# PROBLEM TO WORK ON
Copy everything in the data below exactly except the pictures.

# INFORMATION PROVIDED
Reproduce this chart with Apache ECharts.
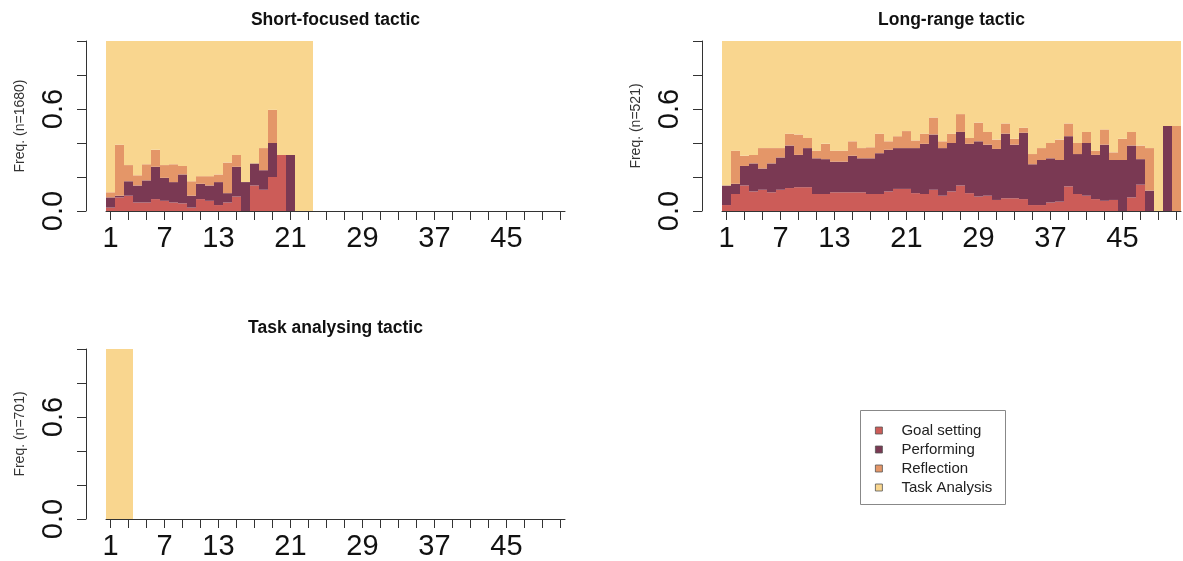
<!DOCTYPE html>
<html><head><meta charset="utf-8">
<script src="https://cdn.jsdelivr.net/npm/echarts@6/dist/echarts.min.js"></script>
<style>html,body{margin:0;padding:0;background:#fff}#c{width:1183px;height:561px}</style>
</head><body><div id="c"></div>
<script>
// ---- data ----
const positions = ['1','2','3','4','5','6','7','8','9','10','11','12','13','14','15','16','17','18','19','20','21','22','23','24','25','26','27','28','29','30','31','32','33','34','35','36','37','38','39','40','41','42','43','44','45','46','47','48','49','50','51'];
const xTickLabels = ['1','7','13','21','29','37','45'];
const yTickLabels = ['0.0','0.6'];
const states = ['Goal setting','Performing','Reflection','Task Analysis'];
const panelTitles = ['Short-focused tactic','Long-range tactic','Task analysing tactic'];
const panelNames = ['Freq. (n=1680)','Freq. (n=521)','Freq. (n=701)'];

const shortGoal = [0.02,0.08,0.09,0.05,0.05,0.07,0.06,0.05,0.045,0.02,0.07,0.06,0.035,0.05,0.085,0,0.15,0.125,0.2,0.33,0,0,0];
const shortPerf = [0.06,0.01,0.085,0.10,0.13,0.19,0.135,0.12,0.17,0.07,0.09,0.09,0.135,0.055,0.175,0.17,0.13,0.115,0.2,0,0.33,0,0];
const shortRefl = [0.03,0.30,0.095,0.06,0.095,0.10,0.075,0.105,0.05,0.085,0.045,0.055,0.045,0.18,0.07,0,0,0.13,0.195,0,0,0,0];
const shortTask = [0.89,0.61,0.73,0.79,0.725,0.64,0.73,0.725,0.735,0.825,0.795,0.795,0.785,0.715,0.67,0.83,0.72,0.63,0.405,0.67,0.67,1,1];

const longGoal = [0.035,0.10,0.15,0.115,0.125,0.11,0.125,0.135,0.14,0.14,0.10,0.10,0.11,0.11,0.11,0.11,0.10,0.10,0.115,0.13,0.13,0.105,0.10,0.125,0.09,0.115,0.15,0.105,0.085,0.09,0.065,0.075,0.075,0.07,0.035,0.035,0.05,0.055,0.145,0.10,0.09,0.07,0.06,0.065,0,0.08,0.155,0,0,0,0];
const longPerf = [0.115,0.06,0.115,0.165,0.125,0.17,0.19,0.25,0.19,0.23,0.21,0.205,0.18,0.18,0.215,0.20,0.21,0.24,0.245,0.24,0.24,0.265,0.295,0.325,0.28,0.285,0.315,0.29,0.325,0.30,0.30,0.38,0.315,0.39,0.24,0.265,0.26,0.245,0.295,0.235,0.31,0.26,0.33,0.235,0.30,0.305,0.15,0.12,0,0.50,0];
const longRefl = [0,0.195,0.06,0.05,0.12,0.09,0.055,0.07,0.12,0.06,0.045,0.09,0.065,0.065,0.085,0.06,0.065,0.115,0.05,0.07,0.10,0.045,0.06,0.10,0.04,0.055,0.105,0.035,0.11,0.075,0.055,0.06,0.035,0.03,0.06,0.07,0.09,0.12,0.075,0.065,0.065,0.025,0.09,0.045,0.125,0.08,0.08,0.25,0,0,0.50];
const longTask = [0.85,0.645,0.675,0.67,0.63,0.63,0.63,0.545,0.55,0.57,0.645,0.605,0.645,0.645,0.59,0.63,0.625,0.545,0.59,0.56,0.53,0.585,0.545,0.45,0.59,0.545,0.43,0.57,0.48,0.535,0.58,0.485,0.575,0.51,0.665,0.63,0.60,0.58,0.485,0.60,0.535,0.645,0.52,0.655,0.575,0.535,0.615,0.63,1,0.50,0.50];

const taskGoal = [0,0,0];
const taskPerf = [0,0,0];
const taskRefl = [0,0,0];
const taskTask = [1,1,1];

// ---- styles ----
const colors = ['#CC5C58','#7A3953','#E49668','#F9D68F'];
const FONT = '"Liberation Sans", Arial, Helvetica, sans-serif';
const axisColor = '#333';

const panels = [
  {left:106, top:41, width:459, height:170, data:[shortGoal,shortPerf,shortRefl,shortTask]},
  {left:722, top:41, width:459, height:170, data:[longGoal,longPerf,longRefl,longTask]},
  {left:106, top:349, width:459, height:170, data:[taskGoal,taskPerf,taskRefl,taskTask]}
];

const grid = [], xAxis = [], yAxis = [], series = [], title = [];
panels.forEach((p, i) => {
  grid.push({left:p.left, top:p.top, width:p.width, height:p.height, containLabel:false});
  title.push({text:panelTitles[i], left:p.left + p.width/2, top:p.top - 30, textAlign:'center', padding:0,
    textStyle:{fontFamily:FONT, fontSize:17.5, fontWeight:'bold', color:'#111'}});
  xAxis.push({
    gridIndex:i, type:'category', data:positions, offset:3,
    axisLine:{show:true, lineStyle:{color:axisColor, width:1}},
    axisTick:{show:true, interval:1, alignWithLabel:true, length:9, lineStyle:{color:axisColor, width:1}},
    axisLabel:{interval:(idx, val) => xTickLabels.includes(val), fontFamily:FONT, fontSize:29, color:'#111', margin:10},
    splitLine:{show:false}
  });
  yAxis.push({
    gridIndex:i, type:'value', min:0, max:1, interval:0.2, offset:20,
    axisLine:{show:true, lineStyle:{color:axisColor, width:1}},
    axisTick:{show:true, length:9, lineStyle:{color:axisColor, width:1}},
    splitLine:{show:false},
    axisLabel:{rotate:90, fontFamily:FONT, fontSize:29, color:'#111', margin:18,
      formatter:(v) => { const s = v.toFixed(1); return yTickLabels.includes(s) ? s : ''; }},
    name:panelNames[i], nameLocation:'middle', nameRotate:90, nameGap:59,
    nameTextStyle:{fontFamily:FONT, fontSize:14, color:'#333'}
  });
  states.forEach((s, k) => {
    series.push({
      name:s, type:'bar', stack:'p'+i, xAxisIndex:i, yAxisIndex:i,
      data:p.data[k], barWidth:'100%', barCategoryGap:'0%',
      itemStyle:{color:colors[k]}, emphasis:{disabled:true}, silent:true
    });
  });
});

const chart = echarts.init(document.getElementById('c'), null, {renderer:'canvas'});
chart.setOption({
  animation:false,
  backgroundColor:'#fff',
  color:colors,
  title, grid, xAxis, yAxis, series,
  legend:{
    data:states, orient:'vertical', left:875, top:423, padding:0,
    itemWidth:7, itemHeight:7, itemGap:4, icon:'rect',
    itemStyle:{borderColor:'#555', borderWidth:0.8},
    textStyle:{fontFamily:FONT, fontSize:15, lineHeight:15, color:'#222', padding:[0,0,0,14]},
    selectedMode:false
  },
  graphic:[{type:'rect', shape:{x:860.5, y:410.5, width:145, height:94},
    style:{fill:'none', stroke:'#888', lineWidth:1}, silent:true}]
});
</script>
</body></html>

# IN RESPONSE
Reproduce this chart with Apache ECharts.
<!DOCTYPE html>
<html><head><meta charset="utf-8">
<script src="https://cdn.jsdelivr.net/npm/echarts@6/dist/echarts.min.js"></script>
<style>html,body{margin:0;padding:0;background:#fff}#c{width:1183px;height:561px}</style>
</head><body><div id="c"></div>
<script>
// ---- data ----
const positions = ['1','2','3','4','5','6','7','8','9','10','11','12','13','14','15','16','17','18','19','20','21','22','23','24','25','26','27','28','29','30','31','32','33','34','35','36','37','38','39','40','41','42','43','44','45','46','47','48','49','50','51'];
const xTickLabels = ['1','7','13','21','29','37','45'];
const yTickLabels = ['0.0','0.6'];
const states = ['Goal setting','Performing','Reflection','Task Analysis'];
const panelTitles = ['Short-focused tactic','Long-range tactic','Task analysing tactic'];
const panelNames = ['Freq. (n=1680)','Freq. (n=521)','Freq. (n=701)'];

const shortGoal = [0.02,0.08,0.09,0.05,0.05,0.07,0.06,0.05,0.045,0.02,0.07,0.06,0.035,0.05,0.085,0,0.15,0.125,0.2,0.33,0,0,0];
const shortPerf = [0.06,0.01,0.085,0.10,0.13,0.19,0.135,0.12,0.17,0.07,0.09,0.09,0.135,0.055,0.175,0.17,0.13,0.115,0.2,0,0.33,0,0];
const shortRefl = [0.03,0.30,0.095,0.06,0.095,0.10,0.075,0.105,0.05,0.085,0.045,0.055,0.045,0.18,0.07,0,0,0.13,0.195,0,0,0,0];
const shortTask = [0.89,0.61,0.73,0.79,0.725,0.64,0.73,0.725,0.735,0.825,0.795,0.795,0.785,0.715,0.67,0.83,0.72,0.63,0.405,0.67,0.67,1,1];

const longGoal = [0.035,0.10,0.15,0.115,0.125,0.11,0.125,0.135,0.14,0.14,0.10,0.10,0.11,0.11,0.11,0.11,0.10,0.10,0.115,0.13,0.13,0.105,0.10,0.125,0.09,0.115,0.15,0.105,0.085,0.09,0.065,0.075,0.075,0.07,0.035,0.035,0.05,0.055,0.145,0.10,0.09,0.07,0.06,0.065,0,0.08,0.155,0,0,0,0];
const longPerf = [0.115,0.06,0.115,0.165,0.125,0.17,0.19,0.25,0.19,0.23,0.21,0.205,0.18,0.18,0.215,0.20,0.21,0.24,0.245,0.24,0.24,0.265,0.295,0.325,0.28,0.285,0.315,0.29,0.325,0.30,0.30,0.38,0.315,0.39,0.24,0.265,0.26,0.245,0.295,0.235,0.31,0.26,0.33,0.235,0.30,0.305,0.15,0.12,0,0.50,0];
const longRefl = [0,0.195,0.06,0.05,0.12,0.09,0.055,0.07,0.12,0.06,0.045,0.09,0.065,0.065,0.085,0.06,0.065,0.115,0.05,0.07,0.10,0.045,0.06,0.10,0.04,0.055,0.105,0.035,0.11,0.075,0.055,0.06,0.035,0.03,0.06,0.07,0.09,0.12,0.075,0.065,0.065,0.025,0.09,0.045,0.125,0.08,0.08,0.25,0,0,0.50];
const longTask = [0.85,0.645,0.675,0.67,0.63,0.63,0.63,0.545,0.55,0.57,0.645,0.605,0.645,0.645,0.59,0.63,0.625,0.545,0.59,0.56,0.53,0.585,0.545,0.45,0.59,0.545,0.43,0.57,0.48,0.535,0.58,0.485,0.575,0.51,0.665,0.63,0.60,0.58,0.485,0.60,0.535,0.645,0.52,0.655,0.575,0.535,0.615,0.63,1,0.50,0.50];

const taskGoal = [0,0,0];
const taskPerf = [0,0,0];
const taskRefl = [0,0,0];
const taskTask = [1,1,1];

// ---- styles ----
const colors = ['#CC5C58','#7A3953','#E49668','#F9D68F'];
const FONT = '"Liberation Sans", Arial, Helvetica, sans-serif';
const axisColor = '#333';

const panels = [
  {left:106, top:41, width:459, height:170, data:[shortGoal,shortPerf,shortRefl,shortTask]},
  {left:722, top:41, width:459, height:170, data:[longGoal,longPerf,longRefl,longTask]},
  {left:106, top:349, width:459, height:170, data:[taskGoal,taskPerf,taskRefl,taskTask]}
];

const grid = [], xAxis = [], yAxis = [], series = [], title = [];
panels.forEach((p, i) => {
  grid.push({left:p.left, top:p.top, width:p.width, height:p.height, containLabel:false});
  title.push({text:panelTitles[i], left:p.left + p.width/2, top:p.top - 30, textAlign:'center', padding:0,
    textStyle:{fontFamily:FONT, fontSize:17.5, fontWeight:'bold', color:'#111'}});
  xAxis.push({
    gridIndex:i, type:'category', data:positions, offset:3,
    axisLine:{show:true, lineStyle:{color:axisColor, width:1}},
    axisTick:{show:true, interval:1, alignWithLabel:true, length:9, lineStyle:{color:axisColor, width:1}},
    axisLabel:{interval:(idx, val) => xTickLabels.includes(val), fontFamily:FONT, fontSize:29, color:'#111', margin:10},
    splitLine:{show:false}
  });
  yAxis.push({
    gridIndex:i, type:'value', min:0, max:1, interval:0.2, offset:20,
    axisLine:{show:true, lineStyle:{color:axisColor, width:1}},
    axisTick:{show:true, length:9, lineStyle:{color:axisColor, width:1}},
    splitLine:{show:false},
    axisLabel:{rotate:90, fontFamily:FONT, fontSize:29, color:'#111', margin:18,
      formatter:(v) => { const s = v.toFixed(1); return yTickLabels.includes(s) ? s : ''; }},
    name:panelNames[i], nameLocation:'middle', nameRotate:90, nameGap:59,
    nameTextStyle:{fontFamily:FONT, fontSize:14, color:'#333'}
  });
  states.forEach((s, k) => {
    series.push({
      name:s, type:'bar', stack:'p'+i, xAxisIndex:i, yAxisIndex:i,
      data:p.data[k], barWidth:'100%', barCategoryGap:'0%',
      itemStyle:{color:colors[k]}, emphasis:{disabled:true}, silent:true
    });
  });
});

const chart = echarts.init(document.getElementById('c'), null, {renderer:'canvas'});
chart.setOption({
  animation:false,
  backgroundColor:'#fff',
  color:colors,
  title, grid, xAxis, yAxis, series,
  legend:{
    data:states, orient:'vertical', left:875, top:423, padding:0,
    itemWidth:7, itemHeight:7, itemGap:4, icon:'rect',
    itemStyle:{borderColor:'#555', borderWidth:0.8},
    textStyle:{fontFamily:FONT, fontSize:15, lineHeight:15, color:'#222', padding:[0,0,0,14]},
    selectedMode:false
  },
  graphic:[{type:'rect', shape:{x:860.5, y:410.5, width:145, height:94},
    style:{fill:'none', stroke:'#888', lineWidth:1}, silent:true}]
});
</script>
</body></html>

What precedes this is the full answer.